Ben Barnes, Westworld

How Westworld and The Punisher taught Ben Barnes to be a master at keeping secrets

Contributed by
Dec 5, 2017

The 36-year-old Ben Barnes really made a splash last winter as Jimmy Simpson's sadistic brother-in-law, Logan, on HBO's Westworld. This fall, he sparred alongside Jon Bernthal in Netflix's Marvel series, The Punisher, as Billy Russo.

The British actor is a major force in today's TV landscape and will return for Westworld Season 2 next year. He recently spoke with Collider, dishing about his two big shows and offering some insider snippets about them. Here's a few things we learned:

His lips are sealed:

With these major productions that have major fan followings, there is a universal policy of keeping things under wraps.
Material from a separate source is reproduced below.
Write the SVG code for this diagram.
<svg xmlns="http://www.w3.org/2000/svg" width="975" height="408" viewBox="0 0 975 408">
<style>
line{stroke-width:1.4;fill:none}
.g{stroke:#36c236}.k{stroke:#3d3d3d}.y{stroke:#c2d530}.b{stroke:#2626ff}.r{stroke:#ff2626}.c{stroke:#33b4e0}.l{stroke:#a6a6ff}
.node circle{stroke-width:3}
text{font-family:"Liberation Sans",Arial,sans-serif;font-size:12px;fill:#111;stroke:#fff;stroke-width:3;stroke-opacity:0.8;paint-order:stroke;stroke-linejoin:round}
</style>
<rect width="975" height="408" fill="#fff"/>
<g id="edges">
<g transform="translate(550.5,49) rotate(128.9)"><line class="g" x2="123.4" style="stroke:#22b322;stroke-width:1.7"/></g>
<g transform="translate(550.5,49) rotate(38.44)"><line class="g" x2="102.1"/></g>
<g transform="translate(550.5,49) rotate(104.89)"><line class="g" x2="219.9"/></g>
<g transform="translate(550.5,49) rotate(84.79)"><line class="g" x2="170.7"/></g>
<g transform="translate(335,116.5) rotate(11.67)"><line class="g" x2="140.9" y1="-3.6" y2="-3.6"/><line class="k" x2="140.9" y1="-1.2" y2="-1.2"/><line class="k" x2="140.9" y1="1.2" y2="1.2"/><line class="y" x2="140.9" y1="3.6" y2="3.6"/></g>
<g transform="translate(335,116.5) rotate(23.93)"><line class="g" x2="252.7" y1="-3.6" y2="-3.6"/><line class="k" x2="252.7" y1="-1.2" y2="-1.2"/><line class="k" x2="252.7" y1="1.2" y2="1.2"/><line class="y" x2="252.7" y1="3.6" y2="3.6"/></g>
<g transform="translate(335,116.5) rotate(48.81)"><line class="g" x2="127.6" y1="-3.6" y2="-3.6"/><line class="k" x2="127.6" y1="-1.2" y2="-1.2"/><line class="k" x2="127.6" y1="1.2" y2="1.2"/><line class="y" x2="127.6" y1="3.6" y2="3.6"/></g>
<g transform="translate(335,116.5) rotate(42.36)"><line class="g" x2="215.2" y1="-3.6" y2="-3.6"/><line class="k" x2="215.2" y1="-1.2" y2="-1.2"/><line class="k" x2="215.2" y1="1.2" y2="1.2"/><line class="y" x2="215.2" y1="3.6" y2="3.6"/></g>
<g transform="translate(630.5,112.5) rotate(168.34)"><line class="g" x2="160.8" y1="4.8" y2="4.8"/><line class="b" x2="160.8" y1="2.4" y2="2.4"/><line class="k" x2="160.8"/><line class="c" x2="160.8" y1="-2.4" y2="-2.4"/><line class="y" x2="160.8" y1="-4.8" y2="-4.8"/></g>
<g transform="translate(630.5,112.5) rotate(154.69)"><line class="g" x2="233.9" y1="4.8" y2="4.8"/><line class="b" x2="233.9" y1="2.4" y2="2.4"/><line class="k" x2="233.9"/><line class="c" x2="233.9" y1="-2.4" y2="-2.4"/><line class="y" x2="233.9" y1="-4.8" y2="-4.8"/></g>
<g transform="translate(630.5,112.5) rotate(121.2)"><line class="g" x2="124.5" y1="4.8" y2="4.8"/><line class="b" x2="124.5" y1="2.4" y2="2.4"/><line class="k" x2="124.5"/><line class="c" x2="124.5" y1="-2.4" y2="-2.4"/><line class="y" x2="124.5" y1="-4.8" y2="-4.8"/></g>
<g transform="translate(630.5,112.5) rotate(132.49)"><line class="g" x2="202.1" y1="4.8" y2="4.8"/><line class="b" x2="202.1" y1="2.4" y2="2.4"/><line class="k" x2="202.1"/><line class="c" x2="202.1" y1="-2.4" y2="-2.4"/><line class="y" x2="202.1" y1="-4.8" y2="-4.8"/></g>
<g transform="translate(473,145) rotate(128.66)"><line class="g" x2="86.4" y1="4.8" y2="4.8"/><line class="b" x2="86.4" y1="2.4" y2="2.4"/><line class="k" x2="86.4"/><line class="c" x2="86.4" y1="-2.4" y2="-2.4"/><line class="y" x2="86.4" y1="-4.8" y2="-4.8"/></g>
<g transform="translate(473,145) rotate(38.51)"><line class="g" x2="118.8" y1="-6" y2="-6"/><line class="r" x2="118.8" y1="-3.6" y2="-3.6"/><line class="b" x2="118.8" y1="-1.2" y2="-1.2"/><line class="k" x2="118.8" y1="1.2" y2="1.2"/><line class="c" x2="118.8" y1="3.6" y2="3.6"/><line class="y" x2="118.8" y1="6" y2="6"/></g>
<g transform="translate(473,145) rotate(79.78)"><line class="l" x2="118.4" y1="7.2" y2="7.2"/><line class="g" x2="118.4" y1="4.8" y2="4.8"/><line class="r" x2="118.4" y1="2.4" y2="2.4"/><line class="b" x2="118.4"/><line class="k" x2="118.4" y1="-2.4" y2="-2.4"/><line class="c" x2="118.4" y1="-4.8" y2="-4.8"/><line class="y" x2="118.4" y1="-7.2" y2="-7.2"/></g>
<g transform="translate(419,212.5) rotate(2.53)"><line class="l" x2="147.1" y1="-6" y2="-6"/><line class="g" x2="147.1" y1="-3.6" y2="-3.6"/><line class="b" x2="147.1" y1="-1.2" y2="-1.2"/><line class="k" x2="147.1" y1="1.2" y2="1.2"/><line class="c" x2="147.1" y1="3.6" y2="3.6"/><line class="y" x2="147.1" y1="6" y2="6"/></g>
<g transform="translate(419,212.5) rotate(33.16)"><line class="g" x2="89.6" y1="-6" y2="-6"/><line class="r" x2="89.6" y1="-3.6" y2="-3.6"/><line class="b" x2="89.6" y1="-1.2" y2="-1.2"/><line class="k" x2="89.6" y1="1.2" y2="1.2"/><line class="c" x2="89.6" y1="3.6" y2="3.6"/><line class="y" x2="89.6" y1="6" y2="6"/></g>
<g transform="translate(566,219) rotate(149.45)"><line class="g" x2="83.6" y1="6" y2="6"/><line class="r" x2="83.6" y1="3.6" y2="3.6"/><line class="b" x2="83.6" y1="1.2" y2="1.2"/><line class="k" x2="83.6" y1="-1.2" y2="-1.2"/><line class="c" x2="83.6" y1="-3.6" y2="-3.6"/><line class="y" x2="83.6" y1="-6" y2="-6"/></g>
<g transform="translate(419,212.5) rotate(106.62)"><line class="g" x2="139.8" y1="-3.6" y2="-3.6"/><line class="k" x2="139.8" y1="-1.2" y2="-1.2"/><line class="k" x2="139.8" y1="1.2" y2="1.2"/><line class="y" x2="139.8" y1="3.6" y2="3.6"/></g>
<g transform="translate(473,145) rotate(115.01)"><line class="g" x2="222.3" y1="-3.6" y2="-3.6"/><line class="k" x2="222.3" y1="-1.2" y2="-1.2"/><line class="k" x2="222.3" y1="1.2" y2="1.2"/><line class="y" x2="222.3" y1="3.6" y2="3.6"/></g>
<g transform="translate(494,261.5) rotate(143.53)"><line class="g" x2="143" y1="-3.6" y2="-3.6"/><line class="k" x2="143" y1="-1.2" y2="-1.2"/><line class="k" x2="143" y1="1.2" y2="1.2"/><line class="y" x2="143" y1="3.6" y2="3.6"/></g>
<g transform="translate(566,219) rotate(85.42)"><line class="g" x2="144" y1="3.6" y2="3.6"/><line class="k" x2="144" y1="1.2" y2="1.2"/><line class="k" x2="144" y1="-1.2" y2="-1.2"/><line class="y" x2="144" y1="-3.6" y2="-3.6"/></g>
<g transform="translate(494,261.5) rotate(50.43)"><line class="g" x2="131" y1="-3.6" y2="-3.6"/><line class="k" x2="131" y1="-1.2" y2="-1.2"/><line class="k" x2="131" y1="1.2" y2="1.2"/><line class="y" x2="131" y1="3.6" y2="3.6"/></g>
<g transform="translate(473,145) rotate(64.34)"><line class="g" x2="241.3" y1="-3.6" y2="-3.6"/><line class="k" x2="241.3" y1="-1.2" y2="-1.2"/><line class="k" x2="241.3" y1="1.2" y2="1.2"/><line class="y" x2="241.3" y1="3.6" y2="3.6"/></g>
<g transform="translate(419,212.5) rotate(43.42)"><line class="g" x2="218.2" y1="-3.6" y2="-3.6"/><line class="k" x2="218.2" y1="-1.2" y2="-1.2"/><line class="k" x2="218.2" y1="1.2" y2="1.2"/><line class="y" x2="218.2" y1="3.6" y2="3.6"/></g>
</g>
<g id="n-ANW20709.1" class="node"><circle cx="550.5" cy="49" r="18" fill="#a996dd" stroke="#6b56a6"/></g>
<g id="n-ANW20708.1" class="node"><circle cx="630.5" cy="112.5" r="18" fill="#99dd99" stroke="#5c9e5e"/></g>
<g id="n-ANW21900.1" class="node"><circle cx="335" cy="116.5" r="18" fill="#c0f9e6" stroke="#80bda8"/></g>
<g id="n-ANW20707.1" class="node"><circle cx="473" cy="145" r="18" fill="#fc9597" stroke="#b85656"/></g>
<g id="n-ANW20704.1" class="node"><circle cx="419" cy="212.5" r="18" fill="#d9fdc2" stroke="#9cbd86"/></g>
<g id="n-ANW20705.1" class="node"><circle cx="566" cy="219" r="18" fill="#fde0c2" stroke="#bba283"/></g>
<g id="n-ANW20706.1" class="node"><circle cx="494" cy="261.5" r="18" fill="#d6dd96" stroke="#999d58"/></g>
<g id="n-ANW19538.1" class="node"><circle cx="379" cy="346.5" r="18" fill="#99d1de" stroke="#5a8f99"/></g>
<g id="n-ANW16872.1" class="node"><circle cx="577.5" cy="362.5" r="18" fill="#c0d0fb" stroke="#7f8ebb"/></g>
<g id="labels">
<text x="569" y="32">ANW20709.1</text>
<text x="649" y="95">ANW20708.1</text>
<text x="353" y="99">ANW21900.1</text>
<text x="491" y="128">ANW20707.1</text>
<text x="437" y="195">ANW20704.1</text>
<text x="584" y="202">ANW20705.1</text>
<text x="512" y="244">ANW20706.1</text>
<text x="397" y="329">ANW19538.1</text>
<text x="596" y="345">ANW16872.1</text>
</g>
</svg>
Plot details, casting decisions, and storytelling twists are just a few of the elements a large-budgeted television show has to prevent from reaching the public before it airs. 

For Barnes, being a part of these shows helped him become a better secret keeper. Speaking to Collider, he said, "The truth is that I really struggle with it ‘cause I really want to be able to share things. Half the reason you get into this business is to be able to tell stories and share stories, and I sit there at every social thing that I go to, biting my tongue about everything, all the time." 

He went on to say that Westworld's sophomore season is "absolutely wild" and "even more secretive," stating that he doesn't even get full scripts from the showrunners. When it comes to working with Marvel, "they’re just very used to keeping secrets," added Barnes. "They’re very used to that mode of working."

His friends got him hyped for his Punisher role:

"I have a couple of close friends in L.A., who are self-confessed comic book nerds, and they were very, very excited about it. They launched into explaining to me why I should be more excited about it," he said.

However, it was really the fact that he got to put his own unique spin on the character that got him excited. "It’s not that I get to play a character from the Marvel canon. It’s that I get to play a character that we do discover in the Marvel universe, but I get to have a completely fresh, almost original, take on him and I get to have some input into how he’s shaped," said Barnes.

Jon Bernthal's "leadership" skills pushed Barnes as an actor:

 

Since Bernthal is the lead actor in the show, he is the leader to bring himself, the cast, and crew to the proverbial "Promised Land." Sure, the director is an important guide on that journey, but it's the main thespian who carries everyone on his back. Ruminating on one of his first encounters with Bernthal, Barnes said:

"He’s an incredible leader. He came in for the first read-through of the first episode and shook everybody’s hand. He makes you feel confident that he’s got this ... "He had the advantage of having [played the role] already, and he filled everyone with confidence."

You can't say no to Bernthal:

According to Barnes, Bernthal was not only a driving force for his acting, but he also motivated him in terms of staying in shape.

"For me, physically, he sets the pace," said Barnes. "Sometimes we would shoot some of the flashback scenes very early in the morning or we’d have these long war days, and then we’d wrap at 11 o’clock at night and he’d be like, “Benny Barnes, we’re goin’ to the gym. You comin’, brother?” And there’s no way that you can say no to that man, in that moment. You want to bend over backwards to make him proud."

Playing Billy Russo makes Barnes a tad anxious:

While Westworld is based on a movie from 1973, the show itself is wildly different from Michael Crichton's original vision. It had to be in order to sustain itself as a TV show, so it can get away with going off in all different directions. On the other hand, The Punisher and his related characters are very much steeped in comic book history of the last 43 years. As such, there's a certain expectation on the part of fans who see these heroes and villains in a certain way. If you stray too far from their roots or fan expectations, it's not the end of the world, but you may not be able to call it The Punisher in the strictest sense. Barnes voiced this concern when he said:

"For those comic book fans across the world, there is an expectation of how The Punisher should be and, on some level, there is some expectation of how Billy Russo is going to be, and it’s not what people think it will be. There’s certainly a level of anxiety for me. I really hope they feel that Billy is a worthy companion and antagonist for Frank."